The promoter who busted his ass all month, and needs money to eat, pay rent, and basically survive on the bare basics, needs at least $1,000 (since this is his only job and he is taxed 20%, leaving him with about $800).  Plus you have to pay the door person $125.  Bringing the final count to $9,700, as long as the club does not have a bar guarantee.  Now, who is going to attend your party?  More importantly, who is going to pay money to go to your party?

Most clubs do not hit capacity.  I'd say you have a really successful event if you hit 75% capacity, which in this case would be 750 people, which may or may not happen since nothing is guaranteed here.  Remember you are gambling.  Your glass may be half full, but your wallet may be fully empty by the end of the night.  On the flip side, you may actually hit capacity and cash out, but that is a rare jackpot.

Out of those 750 guests, 40 of them were on your personal guest list because they helped you out in some way, or you need to hook them up because they are big players in the scene and you are networking.  Maybe they are part of your crew or won a contest.  Maybe they put you on the guest list to all of their own parties.  They could just be people that you want to thank for always coming to your event or gave you head in a mini van once.  Then, each DJ has 4 people on their personal list.  The club owners and staff have a 20 person list.  That's 40 + 40 + 20 = 100.  Leaving you with about 650 paying attendees.

Let's assume the party is not free before a certain time, and there are no discounted pre-sale tickets (so you won't need to pay service fees for online ticketing systems such as paypal or eventbrite).  Your early bird tickets are $10 and the general admission is $15, so here is how your night turned out.

150 people paid $10 = $1,500
500 people paid $15 = $7,500

Looks like you made $9,000.  That means you were $700 under your projected budget.  So that $1000 you spent an entire month working on earning, is only $300.  That's less than you'd be getting on unemployment.  Look on the bright side though, you didn't lose money right?  If you realize promoting is a gamble, and have money saved in the bank, maybe you can shake it off.  But maybe you are a bit gloomy even though you are surrounded by 750 raging people having a blast, since you are worried about the rent due on Monday.

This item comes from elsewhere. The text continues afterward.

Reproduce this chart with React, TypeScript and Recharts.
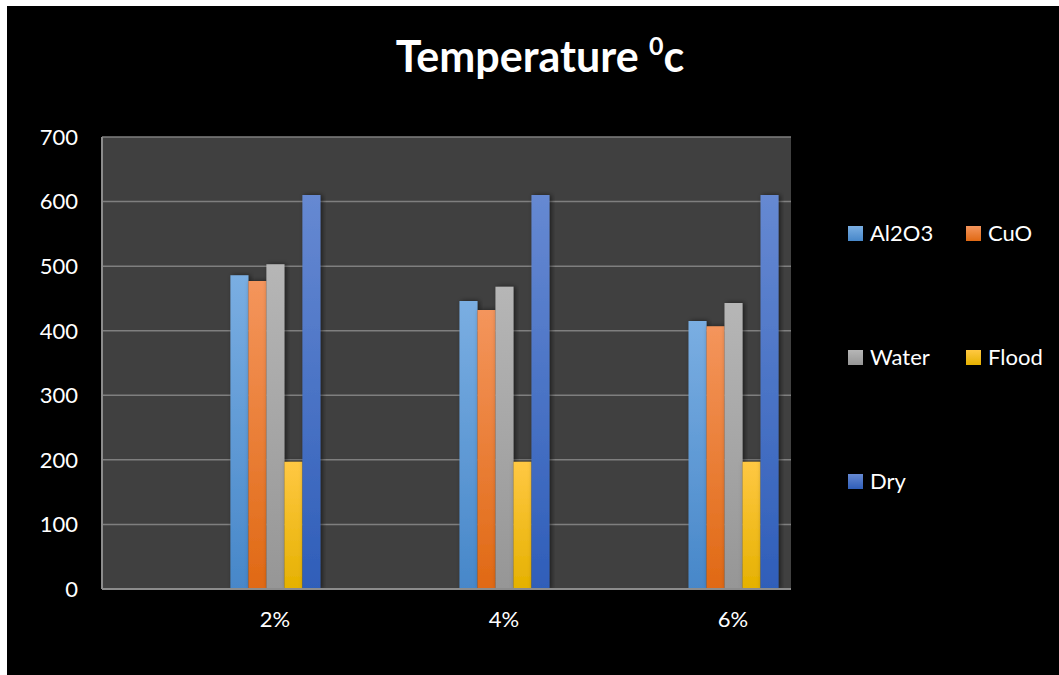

Obviously if you estimate your attendance will only reach about 400-500 you will either need to cut costs on your lineup, raise your admission price, or both.  These numbers have many variables and every party has different budgets and factors, but this is just a basic breakdown of one example.  Some expensive DJs will give you deals if your event is cheap, or mid-week.  Some venues won't charge you, if you have worked with them before.  Sometimes you can save money on hotels if a DJ doesn't mind staying with a friend.  There are always ways to cut corners, but be very careful not to cut the wrong ones.  If your party is a big success and you actually exceed your expected budget, you should save that money like it's the last dollar you will ever earn.  That way you can either use it towards your next event, or have it as backup if your next event fails.

For me personally, it is less about the lost dollar, and more about the heartbreak of failure after spending so much time and emotion into a project that you were so passionate about, (although losing money is not easy either).  When you are constantly aiming higher and higher, and trying to up your standards, even 750 people can be hard on someone.  It's like going to the olympics, but not earning a medal.  You are still proud and enjoy your experience and contribution, but deep down inside you know you need to keep pushing, or hang up your towel.

It sucks that money is such a factor in the way these things go, but some people really want to chase their dreams and it is a very risky investment.  So I urge you to have compassion when someone throws a show you think is a bit pricey, and don't slander them because you think they are ripping you off.  Try not to assume that all promoters are assholes if one of them is snippy at the end of a hard night.  It is not easy to fail, then have to humor a drunk person that is spitting in your eye when they talk.